■ WHAT THE TASK ASKS: Reproduce the listing below word for word, with no pictures.
○ ○ ○ ○
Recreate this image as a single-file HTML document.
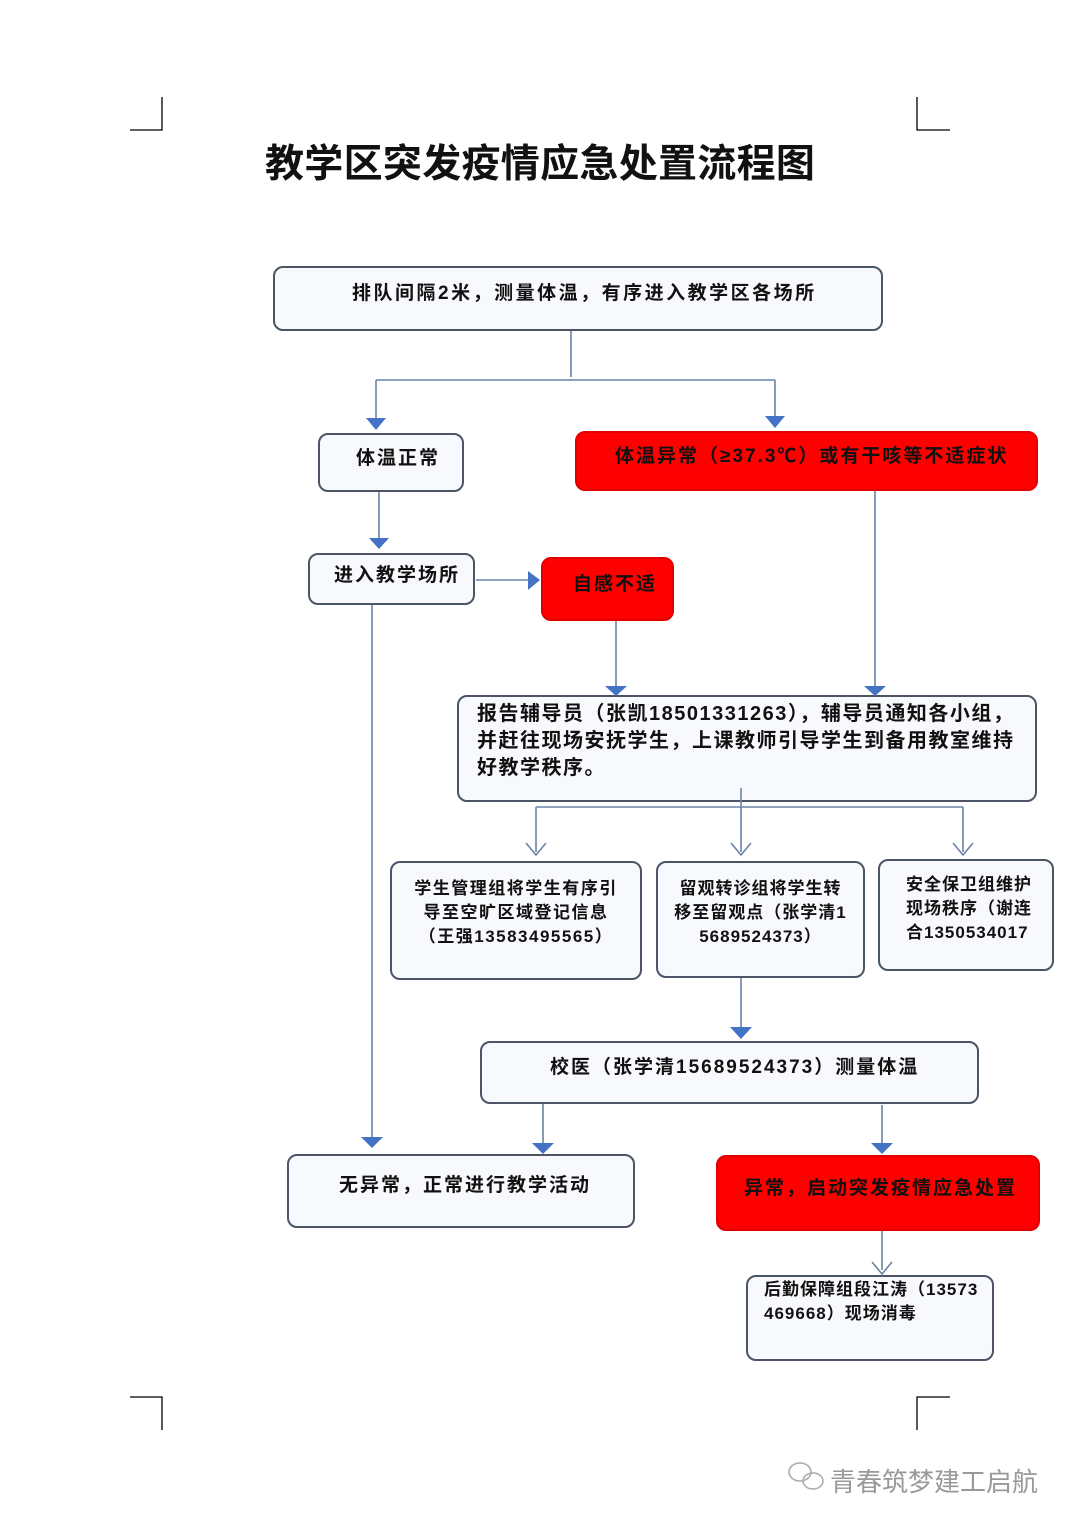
<!DOCTYPE html>
<html><head><meta charset="utf-8"><style>
body{margin:0;width:1080px;height:1527px;background:#fff;position:relative;overflow:hidden;font-family:"Liberation Sans","Noto Sans CJK SC",sans-serif;}
.b{position:absolute;box-sizing:border-box;border:2px solid #4b5566;border-radius:10px;background:#f7f9fc;font-weight:bold;font-size:19px;color:#111;white-space:nowrap;letter-spacing:2px;}
.r{background:#fe0000;border-color:#e00000;}
.t{position:absolute;font-weight:bold;}
</style></head><body>
<div class="t" style="left:265px;top:133px;font-size:39px;color:#111;letter-spacing:0.3px;">教学区突发疫情应急处置流程图</div>
<div class="b" style="left:273px;top:266px;width:610px;height:65px;padding:10px 0 0 77px;letter-spacing:2.5px;">排队间隔2米，测量体温，有序进入教学区各场所</div>
<div class="b" style="left:318px;top:433px;width:146px;height:59px;padding:8px 0 0 36px;">体温正常</div>
<div class="b r" style="left:575px;top:431px;width:463px;height:60px;padding:8px 0 0 38px;">体温异常（≥37.3℃）或有干咳等不适症状</div>
<div class="b" style="left:308px;top:553px;width:167px;height:52px;padding:5px 0 0 24px;">进入教学场所</div>
<div class="b r" style="left:541px;top:557px;width:133px;height:64px;padding:10px 0 0 30px;">自感不适</div>
<div class="b" style="left:457px;top:695px;width:580px;height:107px;padding:4px 0 0 18px;line-height:27px;font-size:20px;letter-spacing:1.5px;">报告辅导员（张凯18501331263），辅导员通知各小组，<br>并赶往现场安抚学生，上课教师引导学生到备用教室维持<br>好教学秩序。</div>
<div class="b" style="left:390px;top:861px;width:252px;height:119px;padding:14px 0 0 0;font-size:17px;line-height:24px;text-align:center;letter-spacing:1.5px;">学生管理组将学生有序引<br>导至空旷区域登记信息<br>（王强13583495565）</div>
<div class="b" style="left:656px;top:861px;width:209px;height:117px;padding:14px 0 0 0;font-size:17px;line-height:24px;text-align:center;letter-spacing:1px;">留观转诊组将学生转<br>移至留观点（张学清1<br>5689524373）</div>
<div class="b" style="left:878px;top:859px;width:176px;height:112px;padding:12px 0 0 26px;font-size:17px;line-height:24px;letter-spacing:1px;">安全保卫组维护<br>现场秩序（谢连<br>合1350534017</div>
<div class="b" style="left:480px;top:1041px;width:499px;height:63px;padding:9px 0 0 68px;">校医（张学清15689524373）测量体温</div>
<div class="b" style="left:287px;top:1154px;width:348px;height:74px;padding:14px 0 0 50px;">无异常，正常进行教学活动</div>
<div class="b r" style="left:716px;top:1155px;width:324px;height:76px;padding:16px 0 0 26px;">异常，启动突发疫情应急处置</div>
<div class="b" style="left:746px;top:1275px;width:248px;height:86px;padding:1px 0 0 16px;font-size:17px;line-height:24px;letter-spacing:1px;">后勤保障组段江涛（13573<br>469668）现场消毒</div>
<div style="position:absolute;left:830px;top:1462px;font-size:26px;color:#999;">青春筑梦建工启航</div>
<svg width="1080" height="1527" style="position:absolute;left:0;top:0" fill="none">
<g stroke="#aaa" stroke-width="1.5"><ellipse cx="800" cy="1472" rx="11" ry="9"/><ellipse cx="813" cy="1481" rx="10" ry="8"/></g>
<g stroke="#000" stroke-width="1.3">
<path d="M130 130H162V97M950 130H917V97M130 1397H162V1430M950 1397H917V1430"/>
</g>
<g stroke="#6a84a8" stroke-width="1.6">
<path d="M571 331V377M376 380H775M376 380V420M775 380V418M379 492V540M476 580H530M372 605V1138M616 621V686M875 491V686M741 788V852M536 807H963M536 807V852M963 807V852M741 978V1028M543 1104V1144M882 1105V1144M882 1231V1270"/>
<path d="M526 843L536 855L546 843M731 843L741 855L751 843M953 843L963 855L973 843M872 1262L882 1274L892 1262"/>
</g>
<g fill="#4472c4">
<path d="M366 418H386L376 430ZM765 416H785L775 428ZM369 538H389L379 549ZM528 571V590L540 580ZM361 1137H383L372 1148ZM605 686H627L616 696ZM864 686H886L875 696ZM730 1027H752L741 1039ZM532 1143H554L543 1154ZM871 1143H893L882 1154Z"/>
</g>
</svg>
</body></html>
○ ○ ○ ○
■ EXERCISE OUTPUT:
Recreate this image as a single-file HTML document.
<!DOCTYPE html>
<html><head><meta charset="utf-8"><style>
body{margin:0;width:1080px;height:1527px;background:#fff;position:relative;overflow:hidden;font-family:"Liberation Sans","Noto Sans CJK SC",sans-serif;}
.b{position:absolute;box-sizing:border-box;border:2px solid #4b5566;border-radius:10px;background:#f7f9fc;font-weight:bold;font-size:19px;color:#111;white-space:nowrap;letter-spacing:2px;}
.r{background:#fe0000;border-color:#e00000;}
.t{position:absolute;font-weight:bold;}
</style></head><body>
<div class="t" style="left:265px;top:133px;font-size:39px;color:#111;letter-spacing:0.3px;">教学区突发疫情应急处置流程图</div>
<div class="b" style="left:273px;top:266px;width:610px;height:65px;padding:10px 0 0 77px;letter-spacing:2.5px;">排队间隔2米，测量体温，有序进入教学区各场所</div>
<div class="b" style="left:318px;top:433px;width:146px;height:59px;padding:8px 0 0 36px;">体温正常</div>
<div class="b r" style="left:575px;top:431px;width:463px;height:60px;padding:8px 0 0 38px;">体温异常（≥37.3℃）或有干咳等不适症状</div>
<div class="b" style="left:308px;top:553px;width:167px;height:52px;padding:5px 0 0 24px;">进入教学场所</div>
<div class="b r" style="left:541px;top:557px;width:133px;height:64px;padding:10px 0 0 30px;">自感不适</div>
<div class="b" style="left:457px;top:695px;width:580px;height:107px;padding:4px 0 0 18px;line-height:27px;font-size:20px;letter-spacing:1.5px;">报告辅导员（张凯18501331263），辅导员通知各小组，<br>并赶往现场安抚学生，上课教师引导学生到备用教室维持<br>好教学秩序。</div>
<div class="b" style="left:390px;top:861px;width:252px;height:119px;padding:14px 0 0 0;font-size:17px;line-height:24px;text-align:center;letter-spacing:1.5px;">学生管理组将学生有序引<br>导至空旷区域登记信息<br>（王强13583495565）</div>
<div class="b" style="left:656px;top:861px;width:209px;height:117px;padding:14px 0 0 0;font-size:17px;line-height:24px;text-align:center;letter-spacing:1px;">留观转诊组将学生转<br>移至留观点（张学清1<br>5689524373）</div>
<div class="b" style="left:878px;top:859px;width:176px;height:112px;padding:12px 0 0 26px;font-size:17px;line-height:24px;letter-spacing:1px;">安全保卫组维护<br>现场秩序（谢连<br>合1350534017</div>
<div class="b" style="left:480px;top:1041px;width:499px;height:63px;padding:9px 0 0 68px;">校医（张学清15689524373）测量体温</div>
<div class="b" style="left:287px;top:1154px;width:348px;height:74px;padding:14px 0 0 50px;">无异常，正常进行教学活动</div>
<div class="b r" style="left:716px;top:1155px;width:324px;height:76px;padding:16px 0 0 26px;">异常，启动突发疫情应急处置</div>
<div class="b" style="left:746px;top:1275px;width:248px;height:86px;padding:1px 0 0 16px;font-size:17px;line-height:24px;letter-spacing:1px;">后勤保障组段江涛（13573<br>469668）现场消毒</div>
<div style="position:absolute;left:830px;top:1462px;font-size:26px;color:#999;">青春筑梦建工启航</div>
<svg width="1080" height="1527" style="position:absolute;left:0;top:0" fill="none">
<g stroke="#aaa" stroke-width="1.5"><ellipse cx="800" cy="1472" rx="11" ry="9"/><ellipse cx="813" cy="1481" rx="10" ry="8"/></g>
<g stroke="#000" stroke-width="1.3">
<path d="M130 130H162V97M950 130H917V97M130 1397H162V1430M950 1397H917V1430"/>
</g>
<g stroke="#6a84a8" stroke-width="1.6">
<path d="M571 331V377M376 380H775M376 380V420M775 380V418M379 492V540M476 580H530M372 605V1138M616 621V686M875 491V686M741 788V852M536 807H963M536 807V852M963 807V852M741 978V1028M543 1104V1144M882 1105V1144M882 1231V1270"/>
<path d="M526 843L536 855L546 843M731 843L741 855L751 843M953 843L963 855L973 843M872 1262L882 1274L892 1262"/>
</g>
<g fill="#4472c4">
<path d="M366 418H386L376 430ZM765 416H785L775 428ZM369 538H389L379 549ZM528 571V590L540 580ZM361 1137H383L372 1148ZM605 686H627L616 696ZM864 686H886L875 696ZM730 1027H752L741 1039ZM532 1143H554L543 1154ZM871 1143H893L882 1154Z"/>
</g>
</svg>
</body></html>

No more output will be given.